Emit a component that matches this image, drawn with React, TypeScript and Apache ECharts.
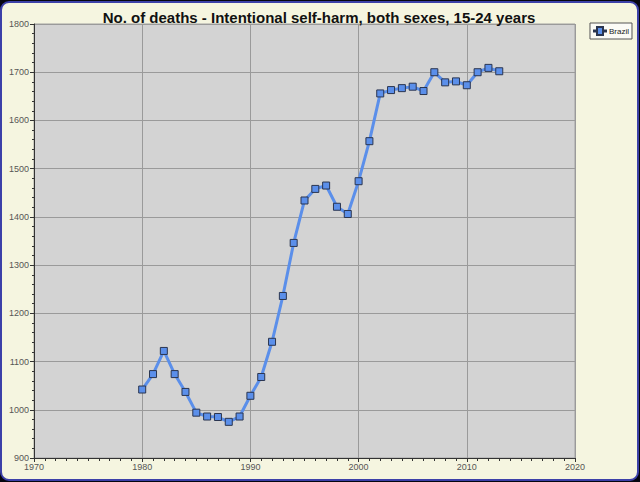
import React, { useEffect, useRef } from "react";
import * as echarts from "echarts";

const title = "No. of deaths - Intentional self-harm, both sexes, 15-24 years";
const seriesName = "Brazil";
const years = [
  1980, 1981, 1982, 1983, 1984, 1985, 1986, 1987, 1988, 1989, 1990, 1991, 1992, 1993, 1994, 1995, 1996,
  1997, 1998, 1999, 2000, 2001, 2002, 2003, 2004, 2005, 2006, 2007, 2008, 2009, 2010, 2011, 2012, 2013,
];
const deaths = [
  1042, 1074, 1122, 1074, 1037, 994, 986, 985, 975, 986, 1029, 1068, 1141, 1236, 1346, 1434, 1458,
  1465, 1421, 1406, 1474, 1557, 1656, 1663, 1667, 1670, 1661, 1700, 1679, 1681, 1673, 1700, 1709, 1702,
];
const xMin = 1970;
const xMax = 2020;
const yMin = 900;
const yMax = 1800;

export default function App() {
  const ref = useRef<HTMLDivElement>(null);
  useEffect(() => {
    if (!ref.current) return;
    const chart = echarts.init(ref.current, null, { renderer: "svg" });
    const lineColor = "#5b8fea";
    chart.setOption({
      animation: false,
      backgroundColor: "#05050f",
      graphic: [
        {
          type: "rect",
          z: -10,
          silent: true,
          shape: { x: 1, y: 2, width: 637, height: 478, r: 8 },
          style: { fill: "#f5f5e0", stroke: "#3c40a8", lineWidth: 2 },
        },
      ],
      title: {
        text: title,
        left: 314,
        textAlign: "center",
        top: 5,
        textStyle: { fontFamily: "Liberation Sans, Arial", fontSize: 15, fontWeight: "bold", color: "#111" },
      },
      legend: {
        right: 8,
        top: 23,
        orient: "vertical",
        backgroundColor: "#fbfbf6",
        borderColor: "#555",
        borderWidth: 1,
        borderRadius: 0,
        padding: [3, 3, 3, 3],
        itemWidth: 12,
        itemHeight: 8,
        itemGap: 4,
        textStyle: { fontFamily: "Liberation Sans, Arial", fontSize: 8, color: "#222", padding: [0, 0, 0, -2] },
        data: [{ name: seriesName, icon: "path://M0,3.5L3,3.5L3,0L9,0L9,3.5L12,3.5L12,4.5L9,4.5L9,8L3,8L3,4.5L0,4.5Z" }],
      },
      grid: {
        left: 34,
        right: 65,
        top: 24,
        bottom: 24,
        show: true,
        backgroundColor: "#d3d3d3",
        borderColor: "#a0a0a0",
        borderWidth: 1,
      },
      xAxis: {
        type: "value",
        min: xMin,
        max: xMax,
        interval: 10,
        axisLine: { show: true, onZero: false, lineStyle: { color: "#333" } },
        axisTick: { show: true, length: 4, lineStyle: { color: "#333" } },
        minorTick: { show: true, splitNumber: 10, length: 3, lineStyle: { color: "#333" } },
        splitLine: { show: true, lineStyle: { color: "#9a9a9a", width: 1 } },
        axisLabel: {
          color: "#555",
          fontSize: 9,
          fontFamily: "Liberation Sans, Arial",
          margin: 4,
          showMaxLabel: true,
          showMinLabel: true,
          formatter: (v: number) => String(v),
        },
      },
      yAxis: {
        type: "value",
        min: yMin,
        max: yMax,
        interval: 100,
        axisLine: { show: true, onZero: false, lineStyle: { color: "#333" } },
        axisTick: { show: true, length: 4, lineStyle: { color: "#333" } },
        minorTick: { show: true, splitNumber: 5, length: 2, lineStyle: { color: "#333" } },
        splitLine: { show: true, lineStyle: { color: "#9a9a9a", width: 1 } },
        axisLabel: {
          color: "#555",
          fontSize: 9,
          fontFamily: "Liberation Sans, Arial",
          margin: 5,
          formatter: (v: number) => String(v),
        },
      },
      series: [
        {
          name: seriesName,
          type: "line",
          data: years.map((y, i) => [y, deaths[i]]),
          lineStyle: { color: lineColor, width: 3 },
          itemStyle: { color: lineColor, borderColor: "#2a3550", borderWidth: 1 },
          symbol: "rect",
          symbolSize: 7,
          showSymbol: true,
        },
      ],
    });
    return () => chart.dispose();
  }, []);
  return (
    <div
      ref={ref}
      style={{ position: "fixed", left: 0, top: 0, width: 640, height: 482 }}
    />
  );
}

########

Objective:
Word for word, quote the lines above. Omit the pictures.

Response to the exercise:
Emit a component that matches this image, drawn with React, TypeScript and Apache ECharts.
import React, { useEffect, useRef } from "react";
import * as echarts from "echarts";

const title = "No. of deaths - Intentional self-harm, both sexes, 15-24 years";
const seriesName = "Brazil";
const years = [
  1980, 1981, 1982, 1983, 1984, 1985, 1986, 1987, 1988, 1989, 1990, 1991, 1992, 1993, 1994, 1995, 1996,
  1997, 1998, 1999, 2000, 2001, 2002, 2003, 2004, 2005, 2006, 2007, 2008, 2009, 2010, 2011, 2012, 2013,
];
const deaths = [
  1042, 1074, 1122, 1074, 1037, 994, 986, 985, 975, 986, 1029, 1068, 1141, 1236, 1346, 1434, 1458,
  1465, 1421, 1406, 1474, 1557, 1656, 1663, 1667, 1670, 1661, 1700, 1679, 1681, 1673, 1700, 1709, 1702,
];
const xMin = 1970;
const xMax = 2020;
const yMin = 900;
const yMax = 1800;

export default function App() {
  const ref = useRef<HTMLDivElement>(null);
  useEffect(() => {
    if (!ref.current) return;
    const chart = echarts.init(ref.current, null, { renderer: "svg" });
    const lineColor = "#5b8fea";
    chart.setOption({
      animation: false,
      backgroundColor: "#05050f",
      graphic: [
        {
          type: "rect",
          z: -10,
          silent: true,
          shape: { x: 1, y: 2, width: 637, height: 478, r: 8 },
          style: { fill: "#f5f5e0", stroke: "#3c40a8", lineWidth: 2 },
        },
      ],
      title: {
        text: title,
        left: 314,
        textAlign: "center",
        top: 5,
        textStyle: { fontFamily: "Liberation Sans, Arial", fontSize: 15, fontWeight: "bold", color: "#111" },
      },
      legend: {
        right: 8,
        top: 23,
        orient: "vertical",
        backgroundColor: "#fbfbf6",
        borderColor: "#555",
        borderWidth: 1,
        borderRadius: 0,
        padding: [3, 3, 3, 3],
        itemWidth: 12,
        itemHeight: 8,
        itemGap: 4,
        textStyle: { fontFamily: "Liberation Sans, Arial", fontSize: 8, color: "#222", padding: [0, 0, 0, -2] },
        data: [{ name: seriesName, icon: "path://M0,3.5L3,3.5L3,0L9,0L9,3.5L12,3.5L12,4.5L9,4.5L9,8L3,8L3,4.5L0,4.5Z" }],
      },
      grid: {
        left: 34,
        right: 65,
        top: 24,
        bottom: 24,
        show: true,
        backgroundColor: "#d3d3d3",
        borderColor: "#a0a0a0",
        borderWidth: 1,
      },
      xAxis: {
        type: "value",
        min: xMin,
        max: xMax,
        interval: 10,
        axisLine: { show: true, onZero: false, lineStyle: { color: "#333" } },
        axisTick: { show: true, length: 4, lineStyle: { color: "#333" } },
        minorTick: { show: true, splitNumber: 10, length: 3, lineStyle: { color: "#333" } },
        splitLine: { show: true, lineStyle: { color: "#9a9a9a", width: 1 } },
        axisLabel: {
          color: "#555",
          fontSize: 9,
          fontFamily: "Liberation Sans, Arial",
          margin: 4,
          showMaxLabel: true,
          showMinLabel: true,
          formatter: (v: number) => String(v),
        },
      },
      yAxis: {
        type: "value",
        min: yMin,
        max: yMax,
        interval: 100,
        axisLine: { show: true, onZero: false, lineStyle: { color: "#333" } },
        axisTick: { show: true, length: 4, lineStyle: { color: "#333" } },
        minorTick: { show: true, splitNumber: 5, length: 2, lineStyle: { color: "#333" } },
        splitLine: { show: true, lineStyle: { color: "#9a9a9a", width: 1 } },
        axisLabel: {
          color: "#555",
          fontSize: 9,
          fontFamily: "Liberation Sans, Arial",
          margin: 5,
          formatter: (v: number) => String(v),
        },
      },
      series: [
        {
          name: seriesName,
          type: "line",
          data: years.map((y, i) => [y, deaths[i]]),
          lineStyle: { color: lineColor, width: 3 },
          itemStyle: { color: lineColor, borderColor: "#2a3550", borderWidth: 1 },
          symbol: "rect",
          symbolSize: 7,
          showSymbol: true,
        },
      ],
    });
    return () => chart.dispose();
  }, []);
  return (
    <div
      ref={ref}
      style={{ position: "fixed", left: 0, top: 0, width: 640, height: 482 }}
    />
  );
}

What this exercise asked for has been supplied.